People talk about how their pets are their children. I appreciate that reference because it encompasses how much love they have for their animals, and I get that. I just never personally resonated with that statement because I considered Ginger my contemporary. I literally considered her an equal and my best good buddy. Hell, she took care of me in some of my darkest times.
We were kindred. We communicated well together. I knew she would eat a cucumber but only if the slice was cut in half. She talked to me like Chewbacca (but she would do this to anyone given the right food situation), we howled together, I trusted her implicitly with my kids. She was the friend who was always by my side even if I wasn't always by her side.
This might have been where I failed her. She was a being I said I would take care of and I wasn't listening to her, paying attention to her pain like a caregiver. D and I both had moments where we stared in to her eyes yesterday and she knew. We knew. Later last night, I told him I felt like we lost our best buddy - she was practically there for our whole relationship and clearly now a chapter ended. I felt like a third of us was gone.
This day was a beast of it's own making. I thought I had bridled the pain but every day life and schedule left me feeling the echoed silence at a heightened level. Finally talking on the phone to friends and crying as I walked in to work. I couldn't find a way to tell them what happened. The words would not come out of my mouth all day. I look like a truck hit me. I was quiet for the most part; kept my head down. D was having a hard day too. We would eat dinner out; the house was too quiet to go home to.
Miss M cried to me tonight about Ginger. How can a 3.5 year old come to terms with death when a 38 year old can't. I cried too. We talked about good memories and how great Gingy was. We talked about how she was our best friend. We told each other how much we loved each other too. Because if death is good for anything, it's good for making people present and filled with gratitude for what they do still have in their days.

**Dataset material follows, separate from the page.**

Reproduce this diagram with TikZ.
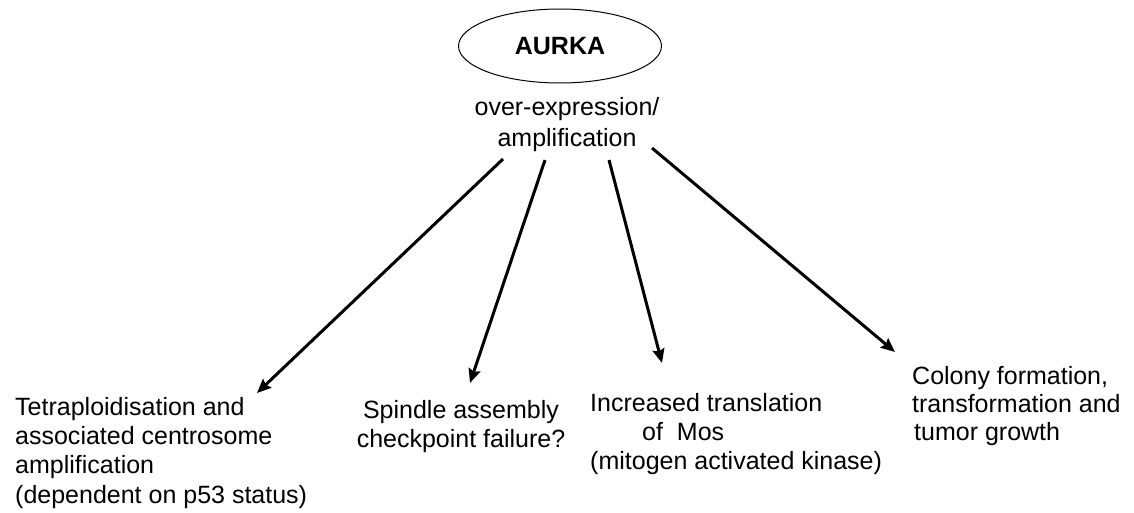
\documentclass[tikz,border=0pt]{standalone}
\usepackage{fontspec}
\setmainfont{Liberation Sans}
\usetikzlibrary{arrows.meta,shapes.geometric}
\begin{document}
\begin{tikzpicture}[x=1pt,y=-1pt,
  lbl/.style={inner sep=0pt,font=\fontsize{25}{29}\selectfont},
  arr/.style={line width=3pt,-{Stealth[length=14pt,width=12pt,inset=2pt]}},
  oval/.style={ellipse,draw,line width=1pt,inner sep=0pt,minimum width=203pt,minimum height=74pt,font=\fontsize{25}{29}\selectfont\bfseries}]
\useasboundingbox (0,0) rectangle (1134,512);
\node[oval] (aurka) at (560,46) {AURKA};
% anchor=base is the baseline of the last line
\node[lbl,align=center,anchor=base,font=\fontsize{25}{30.3}\selectfont] (over) at (567,146) {over-expression/\\amplification};
\node[lbl,align=left,anchor=base west,font=\fontsize{25}{29.3}\selectfont] (tetra) at (15,503) {Tetraploidisation and\\associated centrosome\\amplification\\(dependent on p53 status)};
\node[lbl,align=center,anchor=base] (spindle) at (461,447) {Spindle assembly\\checkpoint failure?};
\node[lbl,align=left,anchor=base west] (mos) at (590,469) {Increased translation\\\hspace*{52pt}of\ \ Mos\\(mitogen activated kinase)};
\node[lbl,align=left,anchor=base west,font=\fontsize{25}{28}\selectfont] (colony) at (912,440) {Colony formation,\\transformation and\\\hspace*{2pt}tumor growth};
\coordinate (s1) at (503,159);
\coordinate (s2) at (545,160);
\coordinate (s3) at (609,160);
\coordinate (s4) at (652,148);
\coordinate (e1) at (257,393);
\coordinate (e2) at (470,383);
\coordinate (e3) at (662,363);
\coordinate (e4) at (895,352);
\draw[arr] (s1) -- (e1);
\draw[arr] (s2) -- (e2);
\draw[arr] (s3) -- (e3);
\draw[arr] (s4) -- (e4);
\end{tikzpicture}
\end{document}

I touched her bed before work today. There was no warmth from a prior night's sleep. The front door was open when I pulled in the driveway at the end of the day but no one came out to greet us. The back yard seems menacing. I look out the back window and something is missing. The space is hollow and I can't really be back there right now. Cody was out barking, running back and forth along the fence waiting for his friend to come bark back. The silence hung in the air. How will he know?